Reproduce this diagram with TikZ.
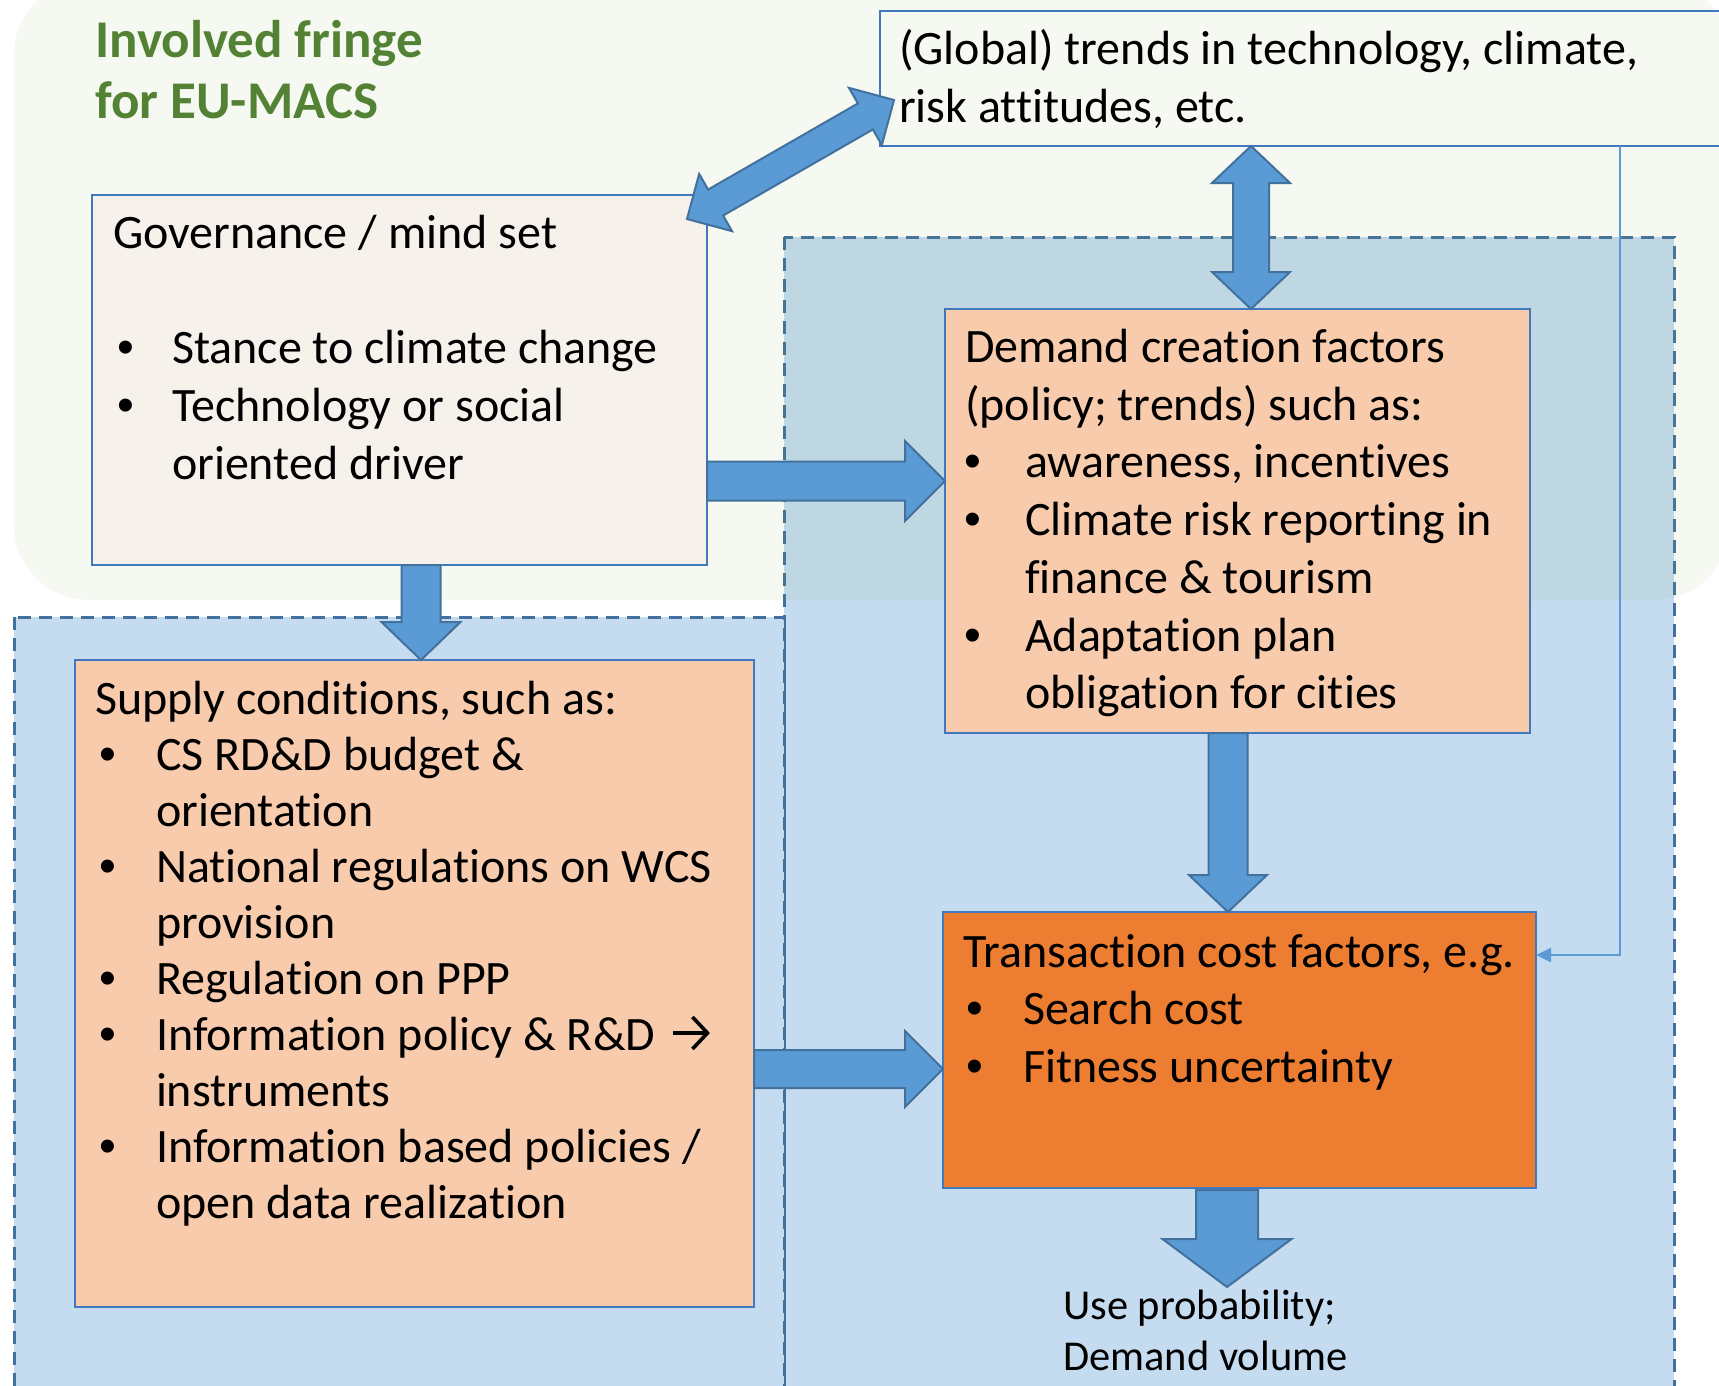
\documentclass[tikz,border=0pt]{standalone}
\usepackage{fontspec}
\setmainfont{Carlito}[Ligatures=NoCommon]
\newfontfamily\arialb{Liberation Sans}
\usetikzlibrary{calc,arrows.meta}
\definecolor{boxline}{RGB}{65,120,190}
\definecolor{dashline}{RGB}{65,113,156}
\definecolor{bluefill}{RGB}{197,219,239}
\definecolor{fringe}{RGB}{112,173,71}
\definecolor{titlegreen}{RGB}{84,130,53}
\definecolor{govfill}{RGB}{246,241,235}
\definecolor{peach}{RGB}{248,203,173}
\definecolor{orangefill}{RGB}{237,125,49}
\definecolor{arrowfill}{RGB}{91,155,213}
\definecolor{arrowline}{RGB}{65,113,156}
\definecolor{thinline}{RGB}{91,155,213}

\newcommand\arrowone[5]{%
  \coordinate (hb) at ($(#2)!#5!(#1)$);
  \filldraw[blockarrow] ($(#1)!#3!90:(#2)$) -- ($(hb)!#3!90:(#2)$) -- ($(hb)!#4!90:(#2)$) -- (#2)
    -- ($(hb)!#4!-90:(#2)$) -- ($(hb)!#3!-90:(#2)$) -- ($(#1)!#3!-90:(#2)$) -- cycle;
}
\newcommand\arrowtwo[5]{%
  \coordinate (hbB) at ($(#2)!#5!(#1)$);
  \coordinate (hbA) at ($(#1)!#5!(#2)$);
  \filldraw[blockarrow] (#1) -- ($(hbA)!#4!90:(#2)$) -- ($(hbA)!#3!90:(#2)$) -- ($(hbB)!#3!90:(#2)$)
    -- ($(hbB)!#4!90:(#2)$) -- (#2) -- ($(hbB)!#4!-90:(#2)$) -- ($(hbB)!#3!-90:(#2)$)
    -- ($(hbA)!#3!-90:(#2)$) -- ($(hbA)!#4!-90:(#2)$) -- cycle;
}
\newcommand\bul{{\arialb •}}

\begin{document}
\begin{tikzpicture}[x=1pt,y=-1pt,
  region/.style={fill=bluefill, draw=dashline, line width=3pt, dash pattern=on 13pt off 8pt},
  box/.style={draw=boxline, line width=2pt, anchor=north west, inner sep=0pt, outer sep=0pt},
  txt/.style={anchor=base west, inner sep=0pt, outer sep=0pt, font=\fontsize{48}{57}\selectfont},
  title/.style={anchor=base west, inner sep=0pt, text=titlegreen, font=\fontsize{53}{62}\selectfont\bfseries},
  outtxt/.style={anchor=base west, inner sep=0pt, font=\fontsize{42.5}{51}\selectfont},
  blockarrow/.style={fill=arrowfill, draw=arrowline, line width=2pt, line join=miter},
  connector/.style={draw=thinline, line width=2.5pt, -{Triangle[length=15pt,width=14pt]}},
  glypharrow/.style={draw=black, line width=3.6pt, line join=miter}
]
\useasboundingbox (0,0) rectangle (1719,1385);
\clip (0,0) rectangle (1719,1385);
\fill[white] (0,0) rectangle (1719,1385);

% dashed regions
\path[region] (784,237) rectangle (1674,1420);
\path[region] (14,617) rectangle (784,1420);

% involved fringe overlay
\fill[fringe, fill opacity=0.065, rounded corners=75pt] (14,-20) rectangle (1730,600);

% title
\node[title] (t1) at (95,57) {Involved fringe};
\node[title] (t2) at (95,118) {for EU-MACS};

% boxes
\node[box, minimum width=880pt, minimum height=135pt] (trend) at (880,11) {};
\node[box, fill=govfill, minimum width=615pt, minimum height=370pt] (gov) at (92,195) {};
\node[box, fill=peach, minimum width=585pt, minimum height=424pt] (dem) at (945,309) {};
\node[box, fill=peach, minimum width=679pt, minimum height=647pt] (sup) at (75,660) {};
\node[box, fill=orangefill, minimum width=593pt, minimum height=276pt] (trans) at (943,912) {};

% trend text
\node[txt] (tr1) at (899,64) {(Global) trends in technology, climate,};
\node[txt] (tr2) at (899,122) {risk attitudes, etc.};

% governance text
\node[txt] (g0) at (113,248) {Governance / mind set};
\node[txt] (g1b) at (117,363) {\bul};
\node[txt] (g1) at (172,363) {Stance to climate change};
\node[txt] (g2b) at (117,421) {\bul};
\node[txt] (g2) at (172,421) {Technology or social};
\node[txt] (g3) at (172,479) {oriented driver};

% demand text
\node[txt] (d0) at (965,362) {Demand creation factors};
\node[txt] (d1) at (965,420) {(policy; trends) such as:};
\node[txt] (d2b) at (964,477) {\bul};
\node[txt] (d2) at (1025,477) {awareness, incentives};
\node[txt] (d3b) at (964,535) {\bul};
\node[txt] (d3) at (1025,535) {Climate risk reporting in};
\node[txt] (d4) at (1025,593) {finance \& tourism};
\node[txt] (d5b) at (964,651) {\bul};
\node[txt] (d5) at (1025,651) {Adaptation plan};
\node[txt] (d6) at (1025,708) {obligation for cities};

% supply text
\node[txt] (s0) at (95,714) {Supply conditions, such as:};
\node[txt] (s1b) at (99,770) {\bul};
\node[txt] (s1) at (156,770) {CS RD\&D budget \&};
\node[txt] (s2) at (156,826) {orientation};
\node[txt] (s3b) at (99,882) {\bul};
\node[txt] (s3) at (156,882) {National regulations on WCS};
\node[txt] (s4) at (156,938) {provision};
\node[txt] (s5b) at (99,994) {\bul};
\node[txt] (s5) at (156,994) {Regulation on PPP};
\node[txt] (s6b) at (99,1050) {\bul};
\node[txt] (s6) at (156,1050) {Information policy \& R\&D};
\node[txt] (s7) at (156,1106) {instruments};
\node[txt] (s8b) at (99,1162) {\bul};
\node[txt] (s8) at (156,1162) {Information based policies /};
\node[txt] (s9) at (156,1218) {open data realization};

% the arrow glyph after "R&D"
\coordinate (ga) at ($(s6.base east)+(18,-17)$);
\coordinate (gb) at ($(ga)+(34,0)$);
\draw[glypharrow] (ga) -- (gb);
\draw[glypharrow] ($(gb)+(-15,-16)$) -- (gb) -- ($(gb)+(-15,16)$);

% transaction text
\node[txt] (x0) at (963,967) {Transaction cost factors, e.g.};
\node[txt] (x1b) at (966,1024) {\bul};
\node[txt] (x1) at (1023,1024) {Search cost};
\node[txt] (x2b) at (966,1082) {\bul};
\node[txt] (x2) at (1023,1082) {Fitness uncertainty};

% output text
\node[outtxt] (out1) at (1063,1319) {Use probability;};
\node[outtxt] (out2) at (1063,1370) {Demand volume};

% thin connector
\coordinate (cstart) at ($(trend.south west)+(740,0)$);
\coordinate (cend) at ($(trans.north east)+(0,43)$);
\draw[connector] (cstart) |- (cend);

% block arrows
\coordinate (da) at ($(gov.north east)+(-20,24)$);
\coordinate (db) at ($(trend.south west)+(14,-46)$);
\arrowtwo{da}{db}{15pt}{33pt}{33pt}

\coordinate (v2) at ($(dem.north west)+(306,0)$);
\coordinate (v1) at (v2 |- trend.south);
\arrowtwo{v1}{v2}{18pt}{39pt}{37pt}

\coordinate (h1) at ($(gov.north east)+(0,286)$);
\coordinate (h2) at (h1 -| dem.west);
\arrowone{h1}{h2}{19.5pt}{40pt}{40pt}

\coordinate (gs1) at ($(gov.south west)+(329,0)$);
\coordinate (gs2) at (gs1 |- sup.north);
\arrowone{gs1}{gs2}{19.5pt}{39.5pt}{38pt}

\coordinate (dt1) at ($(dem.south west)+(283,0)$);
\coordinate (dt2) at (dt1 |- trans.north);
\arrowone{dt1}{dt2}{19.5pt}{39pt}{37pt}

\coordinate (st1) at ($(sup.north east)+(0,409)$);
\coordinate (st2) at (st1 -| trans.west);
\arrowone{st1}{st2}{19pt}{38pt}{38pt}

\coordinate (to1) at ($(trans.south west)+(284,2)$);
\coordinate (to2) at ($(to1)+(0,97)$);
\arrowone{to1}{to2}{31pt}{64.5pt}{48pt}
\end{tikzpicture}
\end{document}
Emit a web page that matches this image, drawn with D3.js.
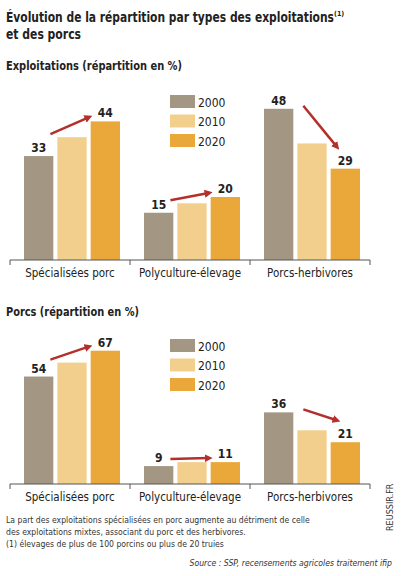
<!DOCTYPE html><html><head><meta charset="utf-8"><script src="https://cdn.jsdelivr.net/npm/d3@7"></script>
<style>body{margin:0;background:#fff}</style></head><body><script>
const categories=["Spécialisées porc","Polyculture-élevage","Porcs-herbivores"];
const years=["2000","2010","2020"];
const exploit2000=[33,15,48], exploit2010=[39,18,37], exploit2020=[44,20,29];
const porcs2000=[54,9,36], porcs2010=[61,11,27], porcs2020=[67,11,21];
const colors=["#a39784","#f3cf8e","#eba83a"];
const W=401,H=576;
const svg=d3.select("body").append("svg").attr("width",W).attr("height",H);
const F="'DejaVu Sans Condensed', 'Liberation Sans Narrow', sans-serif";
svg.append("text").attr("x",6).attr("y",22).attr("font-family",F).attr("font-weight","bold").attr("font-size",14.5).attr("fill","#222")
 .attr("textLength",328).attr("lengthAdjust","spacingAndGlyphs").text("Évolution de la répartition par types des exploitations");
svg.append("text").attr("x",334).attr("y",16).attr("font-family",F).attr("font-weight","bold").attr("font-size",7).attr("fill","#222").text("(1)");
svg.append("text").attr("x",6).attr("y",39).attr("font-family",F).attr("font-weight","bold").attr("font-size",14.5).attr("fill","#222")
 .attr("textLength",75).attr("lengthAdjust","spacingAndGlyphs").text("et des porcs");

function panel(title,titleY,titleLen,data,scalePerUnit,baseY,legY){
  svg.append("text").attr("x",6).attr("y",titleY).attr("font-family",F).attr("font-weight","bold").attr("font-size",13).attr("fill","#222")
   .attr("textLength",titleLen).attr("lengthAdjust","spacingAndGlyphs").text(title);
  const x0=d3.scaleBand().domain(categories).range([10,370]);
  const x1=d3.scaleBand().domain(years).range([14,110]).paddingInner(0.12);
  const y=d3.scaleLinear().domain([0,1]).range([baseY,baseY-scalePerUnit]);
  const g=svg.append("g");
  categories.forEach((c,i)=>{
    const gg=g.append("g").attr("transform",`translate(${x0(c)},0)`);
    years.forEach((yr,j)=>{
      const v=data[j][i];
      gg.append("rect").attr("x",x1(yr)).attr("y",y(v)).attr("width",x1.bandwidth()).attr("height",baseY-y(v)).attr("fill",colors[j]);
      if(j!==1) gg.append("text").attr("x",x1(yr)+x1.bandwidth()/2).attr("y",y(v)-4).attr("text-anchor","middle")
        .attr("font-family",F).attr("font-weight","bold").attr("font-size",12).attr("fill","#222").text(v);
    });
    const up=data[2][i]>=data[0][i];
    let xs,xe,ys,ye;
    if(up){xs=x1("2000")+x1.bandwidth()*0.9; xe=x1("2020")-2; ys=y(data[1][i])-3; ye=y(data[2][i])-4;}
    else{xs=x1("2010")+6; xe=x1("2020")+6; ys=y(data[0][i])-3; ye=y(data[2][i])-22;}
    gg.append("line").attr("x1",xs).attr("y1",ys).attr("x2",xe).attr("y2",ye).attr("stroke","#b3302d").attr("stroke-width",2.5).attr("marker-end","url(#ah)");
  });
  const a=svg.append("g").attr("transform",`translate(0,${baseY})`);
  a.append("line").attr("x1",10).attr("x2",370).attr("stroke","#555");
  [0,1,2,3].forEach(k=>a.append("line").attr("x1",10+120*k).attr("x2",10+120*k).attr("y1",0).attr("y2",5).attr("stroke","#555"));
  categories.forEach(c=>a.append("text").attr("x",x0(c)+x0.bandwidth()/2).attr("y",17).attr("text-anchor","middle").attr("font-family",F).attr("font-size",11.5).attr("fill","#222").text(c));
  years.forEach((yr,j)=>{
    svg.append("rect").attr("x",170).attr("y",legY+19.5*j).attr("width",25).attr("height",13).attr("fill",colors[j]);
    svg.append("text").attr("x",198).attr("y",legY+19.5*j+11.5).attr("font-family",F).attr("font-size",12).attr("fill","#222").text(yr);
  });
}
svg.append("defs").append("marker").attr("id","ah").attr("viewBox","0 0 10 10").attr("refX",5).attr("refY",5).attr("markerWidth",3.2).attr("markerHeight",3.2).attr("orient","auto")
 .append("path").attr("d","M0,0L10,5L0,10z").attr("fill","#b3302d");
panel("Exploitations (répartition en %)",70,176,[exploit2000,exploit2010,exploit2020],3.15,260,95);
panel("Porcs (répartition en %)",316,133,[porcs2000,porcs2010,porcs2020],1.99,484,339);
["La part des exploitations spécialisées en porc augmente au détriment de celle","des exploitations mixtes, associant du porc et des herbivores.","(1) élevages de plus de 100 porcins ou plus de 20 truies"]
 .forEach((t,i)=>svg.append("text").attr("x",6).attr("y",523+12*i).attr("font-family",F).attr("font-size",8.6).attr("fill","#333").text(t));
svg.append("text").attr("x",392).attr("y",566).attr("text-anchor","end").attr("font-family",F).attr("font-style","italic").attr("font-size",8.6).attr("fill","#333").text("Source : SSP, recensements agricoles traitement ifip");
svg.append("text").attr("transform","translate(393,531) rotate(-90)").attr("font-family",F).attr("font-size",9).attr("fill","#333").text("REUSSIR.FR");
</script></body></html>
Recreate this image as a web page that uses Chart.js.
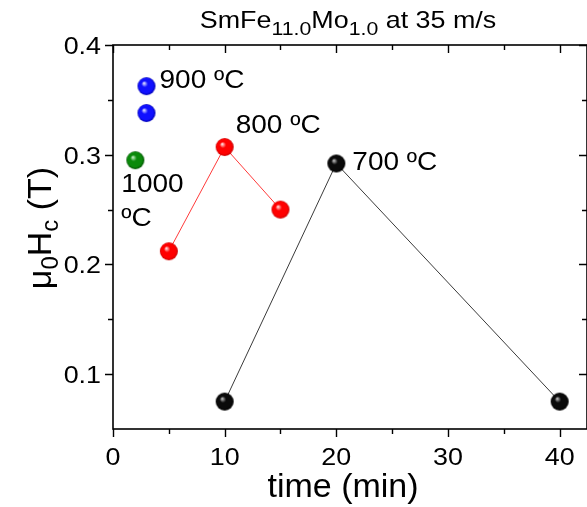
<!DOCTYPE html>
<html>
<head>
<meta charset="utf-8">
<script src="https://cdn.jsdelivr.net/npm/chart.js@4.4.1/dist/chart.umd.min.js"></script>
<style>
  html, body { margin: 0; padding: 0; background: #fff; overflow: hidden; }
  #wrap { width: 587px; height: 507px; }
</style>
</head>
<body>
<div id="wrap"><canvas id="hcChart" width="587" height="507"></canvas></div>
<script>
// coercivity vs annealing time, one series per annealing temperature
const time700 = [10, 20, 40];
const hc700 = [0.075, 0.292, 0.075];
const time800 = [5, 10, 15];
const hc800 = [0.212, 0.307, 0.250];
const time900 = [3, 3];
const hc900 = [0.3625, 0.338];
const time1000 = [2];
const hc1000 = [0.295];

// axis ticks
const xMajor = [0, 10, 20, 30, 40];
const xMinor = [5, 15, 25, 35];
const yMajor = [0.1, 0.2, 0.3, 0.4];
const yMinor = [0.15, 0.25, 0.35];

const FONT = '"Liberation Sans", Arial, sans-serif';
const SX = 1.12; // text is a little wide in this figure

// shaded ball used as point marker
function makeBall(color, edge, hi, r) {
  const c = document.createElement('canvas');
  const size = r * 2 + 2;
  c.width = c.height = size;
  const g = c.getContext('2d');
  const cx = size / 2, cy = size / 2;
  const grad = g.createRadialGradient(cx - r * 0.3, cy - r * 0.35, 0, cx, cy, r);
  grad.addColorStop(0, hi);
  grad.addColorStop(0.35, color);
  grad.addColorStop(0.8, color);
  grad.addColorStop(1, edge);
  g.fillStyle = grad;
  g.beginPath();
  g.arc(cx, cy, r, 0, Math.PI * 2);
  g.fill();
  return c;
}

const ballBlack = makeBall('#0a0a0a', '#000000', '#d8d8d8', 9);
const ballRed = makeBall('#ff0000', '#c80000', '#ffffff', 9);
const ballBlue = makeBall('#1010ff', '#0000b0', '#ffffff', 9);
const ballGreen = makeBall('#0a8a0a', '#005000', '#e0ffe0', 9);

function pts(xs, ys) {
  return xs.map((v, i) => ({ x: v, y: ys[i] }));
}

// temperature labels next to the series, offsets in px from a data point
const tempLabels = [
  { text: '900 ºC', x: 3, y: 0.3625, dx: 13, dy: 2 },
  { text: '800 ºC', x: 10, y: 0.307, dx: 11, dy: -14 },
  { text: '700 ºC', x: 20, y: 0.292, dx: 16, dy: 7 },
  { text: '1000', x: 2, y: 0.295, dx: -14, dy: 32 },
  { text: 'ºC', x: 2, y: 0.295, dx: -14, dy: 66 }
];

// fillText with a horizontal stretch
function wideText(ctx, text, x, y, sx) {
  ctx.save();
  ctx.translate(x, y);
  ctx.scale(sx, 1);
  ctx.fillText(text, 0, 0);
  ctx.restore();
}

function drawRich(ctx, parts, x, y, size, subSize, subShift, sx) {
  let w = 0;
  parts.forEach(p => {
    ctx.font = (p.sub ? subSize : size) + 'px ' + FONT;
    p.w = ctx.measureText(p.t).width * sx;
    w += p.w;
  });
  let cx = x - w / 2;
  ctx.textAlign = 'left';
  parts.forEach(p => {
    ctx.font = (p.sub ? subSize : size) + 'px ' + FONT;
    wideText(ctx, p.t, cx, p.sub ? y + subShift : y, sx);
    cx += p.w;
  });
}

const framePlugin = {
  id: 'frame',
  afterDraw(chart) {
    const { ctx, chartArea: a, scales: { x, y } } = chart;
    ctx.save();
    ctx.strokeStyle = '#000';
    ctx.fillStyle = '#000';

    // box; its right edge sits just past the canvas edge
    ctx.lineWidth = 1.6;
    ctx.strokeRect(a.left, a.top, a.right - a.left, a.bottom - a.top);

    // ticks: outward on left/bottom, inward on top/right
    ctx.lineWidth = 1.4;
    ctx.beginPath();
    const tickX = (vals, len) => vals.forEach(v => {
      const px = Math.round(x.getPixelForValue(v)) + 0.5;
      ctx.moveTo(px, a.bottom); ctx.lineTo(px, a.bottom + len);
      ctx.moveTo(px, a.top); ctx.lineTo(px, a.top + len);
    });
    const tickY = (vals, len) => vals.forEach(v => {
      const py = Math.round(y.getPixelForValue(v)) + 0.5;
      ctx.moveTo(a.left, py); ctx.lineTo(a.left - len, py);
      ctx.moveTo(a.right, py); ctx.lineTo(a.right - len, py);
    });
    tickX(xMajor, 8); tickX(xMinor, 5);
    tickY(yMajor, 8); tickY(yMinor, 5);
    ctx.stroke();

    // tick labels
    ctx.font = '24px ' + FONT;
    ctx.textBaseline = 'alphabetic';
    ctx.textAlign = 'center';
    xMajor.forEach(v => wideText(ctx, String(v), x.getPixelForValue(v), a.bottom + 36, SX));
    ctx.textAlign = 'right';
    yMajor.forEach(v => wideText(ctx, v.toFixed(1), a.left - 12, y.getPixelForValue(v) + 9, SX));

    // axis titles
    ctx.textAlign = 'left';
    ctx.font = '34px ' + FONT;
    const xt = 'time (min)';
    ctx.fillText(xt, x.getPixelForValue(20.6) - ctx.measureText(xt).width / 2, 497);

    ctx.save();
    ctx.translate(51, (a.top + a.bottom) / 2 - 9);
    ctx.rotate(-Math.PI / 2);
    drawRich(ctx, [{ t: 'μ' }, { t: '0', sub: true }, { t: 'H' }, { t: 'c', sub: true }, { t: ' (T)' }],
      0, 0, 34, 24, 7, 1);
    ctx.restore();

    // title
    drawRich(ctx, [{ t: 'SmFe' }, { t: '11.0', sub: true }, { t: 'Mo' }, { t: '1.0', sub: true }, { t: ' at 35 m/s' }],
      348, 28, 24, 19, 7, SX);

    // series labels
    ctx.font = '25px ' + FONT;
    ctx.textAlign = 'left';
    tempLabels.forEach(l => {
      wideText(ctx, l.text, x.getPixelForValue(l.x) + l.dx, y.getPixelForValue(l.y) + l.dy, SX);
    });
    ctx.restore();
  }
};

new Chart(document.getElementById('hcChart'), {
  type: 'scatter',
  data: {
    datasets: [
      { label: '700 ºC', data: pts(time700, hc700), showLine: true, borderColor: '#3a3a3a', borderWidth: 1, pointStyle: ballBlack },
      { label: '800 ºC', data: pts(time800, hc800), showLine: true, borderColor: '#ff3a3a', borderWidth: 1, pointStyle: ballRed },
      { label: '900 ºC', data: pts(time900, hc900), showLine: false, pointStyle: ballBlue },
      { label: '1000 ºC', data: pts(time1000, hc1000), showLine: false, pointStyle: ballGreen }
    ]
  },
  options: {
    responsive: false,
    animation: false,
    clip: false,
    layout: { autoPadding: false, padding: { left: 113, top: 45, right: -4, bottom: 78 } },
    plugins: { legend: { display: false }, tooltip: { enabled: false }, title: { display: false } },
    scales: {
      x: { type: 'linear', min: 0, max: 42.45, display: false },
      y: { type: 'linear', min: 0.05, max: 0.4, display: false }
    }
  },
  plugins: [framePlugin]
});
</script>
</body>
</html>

■ ■ ■

**Set task**
Using the records given above, list every line that includes the word "page".

**Expected output**
Emit a web page that matches this image, drawn with D3.js.
Recreate this image as a web page that uses Chart.js.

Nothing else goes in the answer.